**TASK:** Set down the full listing exactly as given. Any pictures are to be left out.

**DATASET SECTION:**
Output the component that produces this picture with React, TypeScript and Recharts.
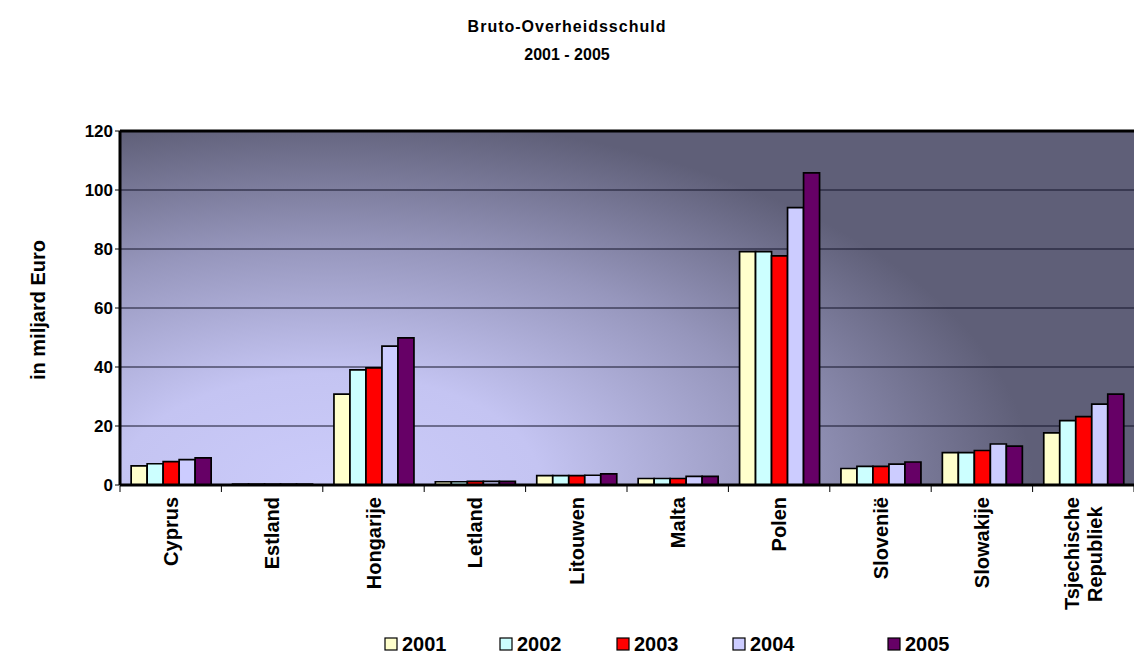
import React from 'react';
import { BarChart, Bar, XAxis, YAxis, CartesianGrid, Legend, ReferenceLine } from 'recharts';

const categories = ['Cyprus', 'Estland', 'Hongarije', 'Letland', 'Litouwen', 'Malta', 'Polen', 'Slovenië', 'Slowakije', 'Tsjechische\nRepubliek'];
const years = ['2001', '2002', '2003', '2004', '2005'];
const v2001 = [6.5, 0.3, 30.8, 1.1, 3.2, 2.2, 79.1, 5.6, 11.0, 17.7];
const v2002 = [7.2, 0.3, 39.0, 1.1, 3.2, 2.2, 79.1, 6.3, 11.0, 21.8];
const v2003 = [7.9, 0.3, 39.7, 1.2, 3.2, 2.2, 77.7, 6.3, 11.7, 23.2];
const v2004 = [8.6, 0.3, 47.1, 1.2, 3.3, 2.9, 94.0, 7.1, 13.9, 27.4];
const v2005 = [9.2, 0.3, 49.9, 1.2, 3.8, 2.9, 105.8, 7.8, 13.2, 30.8];
const yTicks = [0, 20, 40, 60, 80, 100, 120];
const title = ['Bruto-Overheidsschuld', '2001 - 2005'];
const yTitle = 'in miljard Euro';
const colors = ['#FFFFCC', '#CCFFFF', '#FF0000', '#CCCCFF', '#660066'];

const seriesValues = [v2001, v2002, v2003, v2004, v2005];
const data = categories.map((c, i) => {
  const row: Record<string, string | number> = { name: c };
  years.forEach((y, k) => { row[y] = seriesValues[k][i]; });
  return row;
});

const W = 1134;
const H = 662;
const PLOT_LEFT = 120;
const PLOT_TOP = 131;
const PLOT_BOTTOM = 485;
const PLOT_RIGHT_MARGIN = 0;
const X_AXIS_H = 40;
const BAND = (W - PLOT_LEFT - PLOT_RIGHT_MARGIN) / categories.length;
const FONT = 'Arial, "Liberation Sans", Helvetica, sans-serif';

const CatTick = (props: any) => {
  const { x, y, payload, index } = props;
  const lines = String(payload.value).split('\n');
  const fs = 20;
  const top = 4;
  const ax = y - 7;
  return (
    <g>
      <line x1={x - BAND / 2} x2={x - BAND / 2} y1={ax} y2={ax + 6} stroke="#000" strokeWidth={1} />
      {index === categories.length - 1 && (
        <line x1={x + BAND / 2} x2={x + BAND / 2} y1={ax} y2={ax + 6} stroke="#000" strokeWidth={1} />
      )}
      {lines.length === 1 ? (
        <text
          transform={`translate(${x},${y + top}) rotate(-90)`}
          textAnchor="end"
          dy="0.36em"
          fontSize={fs}
          fontWeight="bold"
          fontFamily={FONT}
          fill="#000"
        >
          {lines[0]}
        </text>
      ) : (
        <g transform={`translate(${x},${y + top}) rotate(-90)`}>
          <text textAnchor="end" dy="-0.24em" fontSize={fs} fontWeight="bold" fontFamily={FONT} fill="#000">
            {lines[0]}
          </text>
          <text x={-lines[0].length * fs * 0.26} textAnchor="middle" dy="0.94em" fontSize={fs} fontWeight="bold" fontFamily={FONT} fill="#000">
            {lines[1]}
          </text>
        </g>
      )}
    </g>
  );
};

const legendX = [385, 500, 617, 733, 888];

const LegendContent = (props: any) => {
  const { payload } = props;
  return (
    <svg width={W} height={40} style={{ display: 'block' }}>
      {(payload || []).map((p: any, i: number) => (
        <g key={p.value}>
          <rect x={legendX[i]} y={10} width={12} height={12} fill={p.color} stroke="#000" strokeWidth={1.2} />
          <text x={legendX[i] + 17} y={23} fontSize={20} fontWeight="bold" fontFamily={FONT} fill="#000">
            {p.value}
          </text>
        </g>
      ))}
    </svg>
  );
};

export default function App() {
  return (
    <div style={{ position: 'absolute', left: 0, top: 0, width: W, height: H, background: '#fff', overflow: 'hidden' }}>
      <svg width={0} height={0} style={{ position: 'absolute' }}>
        <defs>
          <radialGradient
            id="plotBg"
            gradientUnits="userSpaceOnUse"
            cx={330}
            cy={485}
            r={370}
            gradientTransform="translate(330,485) scale(1.9,1) translate(-330,-485)"
          >
            <stop offset="0" stopColor="#cbcbfa" />
            <stop offset="0.3" stopColor="#c4c4f2" />
            <stop offset="0.65" stopColor="#9696bc" />
            <stop offset="1" stopColor="#5f5f78" />
          </radialGradient>
        </defs>
      </svg>
      <BarChart
        width={W}
        height={H}
        data={data}
        margin={{ top: PLOT_TOP, right: PLOT_RIGHT_MARGIN, left: 0, bottom: H - PLOT_BOTTOM - X_AXIS_H }}
        barCategoryGap="11%"
        barGap={0}
      >
        <CartesianGrid vertical={false} horizontal={true} stroke="#15152a" strokeWidth={1} fill="url(#plotBg)" fillOpacity={1} />
        <XAxis
          dataKey="name"
          height={X_AXIS_H}
          axisLine={{ stroke: '#000', strokeWidth: 3 }}
          tickLine={false}
          tick={<CatTick />}
          interval={0}
        />
        <YAxis
          width={PLOT_LEFT}
          domain={[0, 120]}
          ticks={yTicks}
          axisLine={{ stroke: '#000', strokeWidth: 3 }}
          tickLine={{ stroke: '#000', strokeWidth: 1 }}
          tickSize={5}
          tick={{ fontSize: 17, fontWeight: 'bold', fill: '#000', fontFamily: FONT }}
        />
        <ReferenceLine y={120} stroke="#000" strokeWidth={3} />
        <Legend verticalAlign="middle" layout="horizontal" content={<LegendContent />} wrapperStyle={{ position: 'absolute', left: 0, top: 628, width: W, height: 40 }} />
        {years.map((y, k) => (
          <Bar key={y} dataKey={y} fill={colors[k]} stroke="#000" strokeWidth={1.7} isAnimationActive={false} />
        ))}
      </BarChart>
      <svg width={W} height={H} style={{ position: 'absolute', left: 0, top: 0, pointerEvents: 'none' }}>
        <text x={567} y={32} textAnchor="middle" fontSize={16} fontWeight="bold" fontFamily={FONT} letterSpacing={1} fill="#000">
          {title[0]}
        </text>
        <text x={567} y={60} textAnchor="middle" fontSize={16} fontWeight="bold" fontFamily={FONT} fill="#000">
          {title[1]}
        </text>
        <text transform="translate(38,310) rotate(-90)" textAnchor="middle" dy="0.36em" fontSize={20} fontWeight="bold" fontFamily={FONT} fill="#000">
          {yTitle}
        </text>
      </svg>
    </div>
  );
}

**OUTPUT FOR THIS EXERCISE:**
Output the component that produces this picture with React, TypeScript and Recharts.
import React from 'react';
import { BarChart, Bar, XAxis, YAxis, CartesianGrid, Legend, ReferenceLine } from 'recharts';

const categories = ['Cyprus', 'Estland', 'Hongarije', 'Letland', 'Litouwen', 'Malta', 'Polen', 'Slovenië', 'Slowakije', 'Tsjechische\nRepubliek'];
const years = ['2001', '2002', '2003', '2004', '2005'];
const v2001 = [6.5, 0.3, 30.8, 1.1, 3.2, 2.2, 79.1, 5.6, 11.0, 17.7];
const v2002 = [7.2, 0.3, 39.0, 1.1, 3.2, 2.2, 79.1, 6.3, 11.0, 21.8];
const v2003 = [7.9, 0.3, 39.7, 1.2, 3.2, 2.2, 77.7, 6.3, 11.7, 23.2];
const v2004 = [8.6, 0.3, 47.1, 1.2, 3.3, 2.9, 94.0, 7.1, 13.9, 27.4];
const v2005 = [9.2, 0.3, 49.9, 1.2, 3.8, 2.9, 105.8, 7.8, 13.2, 30.8];
const yTicks = [0, 20, 40, 60, 80, 100, 120];
const title = ['Bruto-Overheidsschuld', '2001 - 2005'];
const yTitle = 'in miljard Euro';
const colors = ['#FFFFCC', '#CCFFFF', '#FF0000', '#CCCCFF', '#660066'];

const seriesValues = [v2001, v2002, v2003, v2004, v2005];
const data = categories.map((c, i) => {
  const row: Record<string, string | number> = { name: c };
  years.forEach((y, k) => { row[y] = seriesValues[k][i]; });
  return row;
});

const W = 1134;
const H = 662;
const PLOT_LEFT = 120;
const PLOT_TOP = 131;
const PLOT_BOTTOM = 485;
const PLOT_RIGHT_MARGIN = 0;
const X_AXIS_H = 40;
const BAND = (W - PLOT_LEFT - PLOT_RIGHT_MARGIN) / categories.length;
const FONT = 'Arial, "Liberation Sans", Helvetica, sans-serif';

const CatTick = (props: any) => {
  const { x, y, payload, index } = props;
  const lines = String(payload.value).split('\n');
  const fs = 20;
  const top = 4;
  const ax = y - 7;
  return (
    <g>
      <line x1={x - BAND / 2} x2={x - BAND / 2} y1={ax} y2={ax + 6} stroke="#000" strokeWidth={1} />
      {index === categories.length - 1 && (
        <line x1={x + BAND / 2} x2={x + BAND / 2} y1={ax} y2={ax + 6} stroke="#000" strokeWidth={1} />
      )}
      {lines.length === 1 ? (
        <text
          transform={`translate(${x},${y + top}) rotate(-90)`}
          textAnchor="end"
          dy="0.36em"
          fontSize={fs}
          fontWeight="bold"
          fontFamily={FONT}
          fill="#000"
        >
          {lines[0]}
        </text>
      ) : (
        <g transform={`translate(${x},${y + top}) rotate(-90)`}>
          <text textAnchor="end" dy="-0.24em" fontSize={fs} fontWeight="bold" fontFamily={FONT} fill="#000">
            {lines[0]}
          </text>
          <text x={-lines[0].length * fs * 0.26} textAnchor="middle" dy="0.94em" fontSize={fs} fontWeight="bold" fontFamily={FONT} fill="#000">
            {lines[1]}
          </text>
        </g>
      )}
    </g>
  );
};

const legendX = [385, 500, 617, 733, 888];

const LegendContent = (props: any) => {
  const { payload } = props;
  return (
    <svg width={W} height={40} style={{ display: 'block' }}>
      {(payload || []).map((p: any, i: number) => (
        <g key={p.value}>
          <rect x={legendX[i]} y={10} width={12} height={12} fill={p.color} stroke="#000" strokeWidth={1.2} />
          <text x={legendX[i] + 17} y={23} fontSize={20} fontWeight="bold" fontFamily={FONT} fill="#000">
            {p.value}
          </text>
        </g>
      ))}
    </svg>
  );
};

export default function App() {
  return (
    <div style={{ position: 'absolute', left: 0, top: 0, width: W, height: H, background: '#fff', overflow: 'hidden' }}>
      <svg width={0} height={0} style={{ position: 'absolute' }}>
        <defs>
          <radialGradient
            id="plotBg"
            gradientUnits="userSpaceOnUse"
            cx={330}
            cy={485}
            r={370}
            gradientTransform="translate(330,485) scale(1.9,1) translate(-330,-485)"
          >
            <stop offset="0" stopColor="#cbcbfa" />
            <stop offset="0.3" stopColor="#c4c4f2" />
            <stop offset="0.65" stopColor="#9696bc" />
            <stop offset="1" stopColor="#5f5f78" />
          </radialGradient>
        </defs>
      </svg>
      <BarChart
        width={W}
        height={H}
        data={data}
        margin={{ top: PLOT_TOP, right: PLOT_RIGHT_MARGIN, left: 0, bottom: H - PLOT_BOTTOM - X_AXIS_H }}
        barCategoryGap="11%"
        barGap={0}
      >
        <CartesianGrid vertical={false} horizontal={true} stroke="#15152a" strokeWidth={1} fill="url(#plotBg)" fillOpacity={1} />
        <XAxis
          dataKey="name"
          height={X_AXIS_H}
          axisLine={{ stroke: '#000', strokeWidth: 3 }}
          tickLine={false}
          tick={<CatTick />}
          interval={0}
        />
        <YAxis
          width={PLOT_LEFT}
          domain={[0, 120]}
          ticks={yTicks}
          axisLine={{ stroke: '#000', strokeWidth: 3 }}
          tickLine={{ stroke: '#000', strokeWidth: 1 }}
          tickSize={5}
          tick={{ fontSize: 17, fontWeight: 'bold', fill: '#000', fontFamily: FONT }}
        />
        <ReferenceLine y={120} stroke="#000" strokeWidth={3} />
        <Legend verticalAlign="middle" layout="horizontal" content={<LegendContent />} wrapperStyle={{ position: 'absolute', left: 0, top: 628, width: W, height: 40 }} />
        {years.map((y, k) => (
          <Bar key={y} dataKey={y} fill={colors[k]} stroke="#000" strokeWidth={1.7} isAnimationActive={false} />
        ))}
      </BarChart>
      <svg width={W} height={H} style={{ position: 'absolute', left: 0, top: 0, pointerEvents: 'none' }}>
        <text x={567} y={32} textAnchor="middle" fontSize={16} fontWeight="bold" fontFamily={FONT} letterSpacing={1} fill="#000">
          {title[0]}
        </text>
        <text x={567} y={60} textAnchor="middle" fontSize={16} fontWeight="bold" fontFamily={FONT} fill="#000">
          {title[1]}
        </text>
        <text transform="translate(38,310) rotate(-90)" textAnchor="middle" dy="0.36em" fontSize={20} fontWeight="bold" fontFamily={FONT} fill="#000">
          {yTitle}
        </text>
      </svg>
    </div>
  );
}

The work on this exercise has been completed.